A born adventurer and the grandson of a pilot, Le Gro had been just like his teacher in that he needed the outdoors: hunting, fishing, biking, scuba diving and, now that he had discovered the inimitable joy of the open skies, flying. His mother says that he had already obtained his private license and, with this cross-country trip to Florida and back under his belt, would have fulfilled the requirement of hours in the air to earn his commercial license. Le Gro, to the great misfortune of the many people who knew and loved the Eldorado High graduate, would die too in the helicopter crash on September 12.
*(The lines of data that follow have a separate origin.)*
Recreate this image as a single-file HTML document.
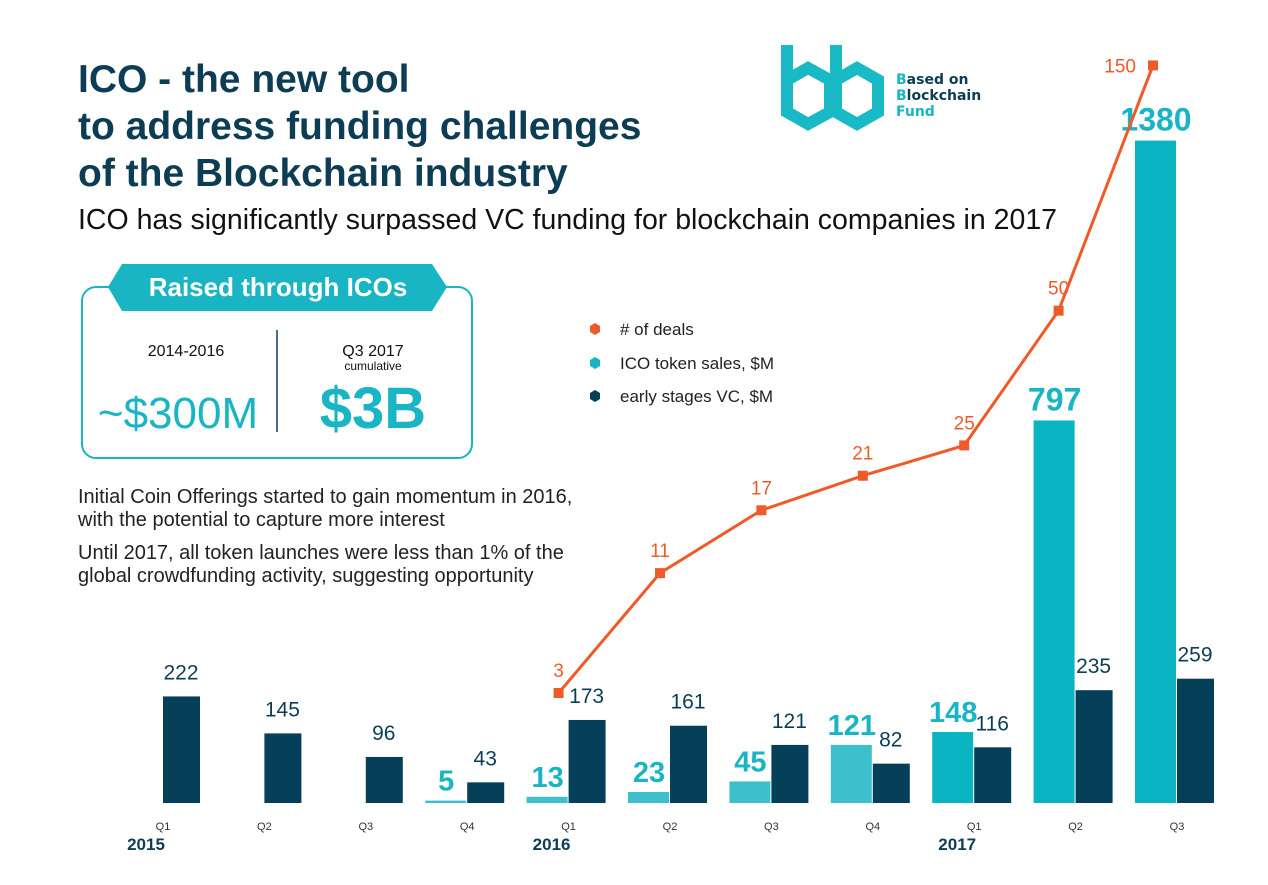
<!DOCTYPE html>
<html><head><meta charset="utf-8"><style>
body{margin:0;width:1268px;height:885px;background:#fff;font-family:"Liberation Sans",sans-serif;overflow:hidden;position:relative}
.t{position:absolute;white-space:nowrap;color:#0d3d55}
</style></head><body>
<div class="t" style="left:78px;top:56px;font-size:39px;font-weight:bold;line-height:47px">ICO - the new tool<br>to address funding challenges<br>of the Blockchain industry</div>
<div class="t" style="left:78px;top:204px;font-size:28.5px;color:#111">ICO has significantly surpassed VC funding for blockchain companies in 2017</div>
<div class="t" style="left:78px;top:486px;font-size:20px;color:#222;line-height:23px">Initial Coin Offerings started to gain momentum in 2016,<br>with the potential to capture more interest</div>
<div class="t" style="left:78px;top:542px;font-size:20px;color:#222;line-height:23px">Until 2017, all token launches were less than 1% of the<br>global crowdfunding activity, suggesting opportunity</div>
<div class="t" style="left:896px;top:72px;font-size:14px;font-weight:bold;line-height:16px;font-family:'DejaVu Sans',sans-serif"><span style="color:#19b5c4">B</span>ased on<br><span style="color:#19b5c4">B</span>lockchain<br><span style="color:#19b5c4">Fund</span></div>
<svg width="1268" height="885" style="position:absolute;left:0;top:0" id="svg">
<g fill="none" stroke="#19b9c6" stroke-width="12">
<polyline points="787,45 787,112 808,124 830,112 830,80 808,68 787,80"/>
<polyline points="836,45 836,112 857,124 878,112 878,80 857,68 836,80"/>
</g>
<g>
<rect x="82" y="287" width="390" height="171" rx="14" fill="#fff" stroke="#19b5c4" stroke-width="2"/>
<polygon points="122,264 432,264 447,287 432,311 122,311 108,287" fill="#19b5c4"/>
<text x="278" y="296" text-anchor="middle" font-size="26" font-weight="bold" fill="#fff">Raised through ICOs</text>
<line x1="277" y1="330" x2="277" y2="432" stroke="#0d3d55" stroke-width="1.5"/>
<text x="186" y="356" text-anchor="middle" font-size="16" fill="#111">2014-2016</text>
<text x="178" y="428" text-anchor="middle" font-size="44" fill="#19b5c4">~$300M</text>
<text x="373" y="356" text-anchor="middle" font-size="16" fill="#111">Q3 2017</text>
<text x="373" y="370" text-anchor="middle" font-size="12" fill="#111">cumulative</text>
<text x="373" y="428" text-anchor="middle" font-size="58" font-weight="bold" fill="#19b5c4">$3B</text>
</g>
<g font-size="17" fill="#222">
<polygon points="595,323 600,326 600,332 595,335 590,332 590,326" fill="#f05a28"/><text x="620" y="335">&#35; of deals</text>
<polygon points="595,357 600,360 600,366 595,369 590,366 590,360" fill="#19b5c4"/><text x="620" y="369">ICO token sales, $M</text>
<polygon points="595,390 600,393 600,399 595,402 590,399 590,393" fill="#063f58"/><text x="620" y="402">early stages VC, $M</text>
</g>
<g id="chart"></g>
</svg>
<script>
const quarters=["Q1","Q2","Q3","Q4","Q1","Q2","Q3","Q4","Q1","Q2","Q3"];
const years=["2015","2016","2017"];
const icoValues=[null,null,null,5,13,23,45,121,148,797,1380];
const vcValues=[222,145,96,43,173,161,121,82,116,235,259];
const dealValues=[null,null,null,null,3,11,17,21,25,50,150];
const NS="http://www.w3.org/2000/svg";
const g=document.getElementById('chart');
const base=803;
const xC=i=>163+i*101.4;
const yBar=v=>base-v*0.48;
const yDeal=v=>693-250*(Math.log(v+10)-Math.log(13));
function mk(t,a){const e=document.createElementNS(NS,t);for(const k in a)e.setAttribute(k,a[k]);g.appendChild(e);return e;}
quarters.forEach((q,i)=>{
  const c=xC(i);
  const t=mk('text',{x:c,y:830,'text-anchor':'middle','font-size':11,fill:'#333'});t.textContent=q;
  
  
  const iv=icoValues[i];
  if(iv!==null){
    const col=i>=8?'#0ab4c3':'#3dc0cc';
    const r=mk('rect',{x:c-42,y:yBar(iv),width:41,height:base-yBar(iv),fill:col});
    
    
    const l=mk('text',{x:c-21,y:yBar(iv)-10,'text-anchor':'middle','font-size':iv>500?32:29,'font-weight':'bold',fill:'#19b5c4'});l.textContent=iv;
    
    
  }
  const vv=vcValues[i];
  const r2=mk('rect',{x:c,y:yBar(vv),width:37,height:base-yBar(vv),fill:'#063f58'});
  
  
  const l2=mk('text',{x:c+18,y:yBar(vv)-17,'text-anchor':'middle','font-size':21,fill:'#0d3d55'});l2.textContent=vv;
  
  
});
years.forEach((y,k)=>{
  const t=mk('text',{x:xC(k*4)-17,y:850,'text-anchor':'middle','font-size':17,'font-weight':'bold',fill:'#0d3d55'});t.textContent=y;
  
  
});
const pts=[];
dealValues.forEach((v,i)=>{if(v!==null)pts.push([xC(i)-10-(i>=9?(i-8)*7:0),yDeal(v),v]);});
const pl=mk('polyline',{points:pts.map(p=>p[0]+','+p[1]).join(' '),fill:'none',stroke:'#f05a28','stroke-width':3});


pts.forEach(p=>{
  const m=mk('rect',{x:p[0]-5,y:p[1]-5,width:10,height:10,fill:'#f05a28'});
  
  
  const last=p[2]===150;
  const l=mk('text',{x:p[0]+(last?-17:0),y:p[1]+(last?7:-16),'text-anchor':last?'end':'middle','font-size':19,fill:'#f05a28'});l.textContent=p[2];
  
  
});
</script>
</body></html>
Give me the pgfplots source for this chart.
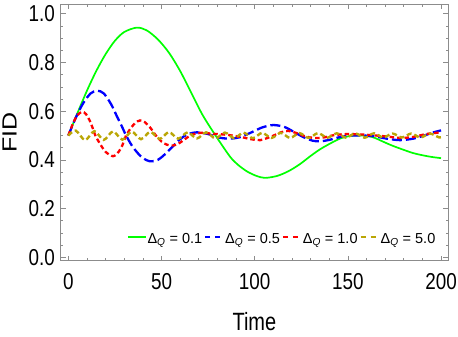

According to locals it was a pleasant Wednesday, about 80 degrees and without rain in the Caddo Parish, a county in northwestern Louisiana covering 852 miles of, for the most part, wilderness. Deer, waterfowl, reptiles, the swampy Black Bayou Lake. And myriad, unaxed trees: arboretums, tupelos, bald cypresses, bottomland hardwoods and the tremendous pines and upland hardwoods that dwarf men and can swallow helicopters whole.

At 6:30 p.m., multiple 911 calls came into the Caddo Parish sheriff’s department reporting the unmistakable sound of a low aircraft and then the repercussion of a crash. One unique feature about helicopters is that they can ascend and descend vertically, but according to Tim LeBaron, an investigator from the National Transportation Safety Board, the FH-1100 in which Grammer and Le Gro were flying did not. It came straight through the trees.

Something unconfessable had occurred in the dying light of that 12th of September, a month in which the small plane of famous adventurer Steve Fossett went down without a trace somewhere in Northern Nevada and three pilots in Reno lost their lives during high-speed plane crashes, because, according to federal investigators, the FH-1100 still had enough fuel in it to have sparked a great fire upon its crash, and though there were radios in the cabin no calls of distress were sent out to air traffic control.

Patrol units from the sheriff’s department needed ATVs to make their way through the pathless woods in which the FH-1100 crashed, and by the time they found Grammer and Le Gro, both deceased, it was a little past 8:30 p.m.

One witness from the scene says the helicopter had been crushed like a soda can, its vertical fin smashed up against its cabin. Another says the helicopter wreaked its own damage on the trees, mangling and crippling the pines and hardwoods in its path.

Patrollers managed to salvage paperwork from the helicopter’s cabin, and it indicated that Grammer had just purchased the FH-1100 earlier that day, and was planning to make a pit stop on his way home to Leading Edge Rotorcraft in the small town of Paris, Texas, less than 150 miles from where the chopper went down. LeBaron says Grammer was not required to have a black box in the FH-1100.

The National Transportation Safety Board says they may take a year to conclude their investigation as to what happened. To see why the helicopter lost its lift. They say they will look into things like the pilot’s experience with the helicopter model, as well as the integrity of that refurbished FH-1100, both of which are uncertain right now.

In the eyes of those who knew Grammer, his family says, the helicopter might have lost its lift over the dense, myriad trees of northwestern Louisiana, but Grammer, remembered as an extrovert with a soaring spirit, did not. As one of his old friends put it during Grammer’s funeral, his wings merely extended to new heights.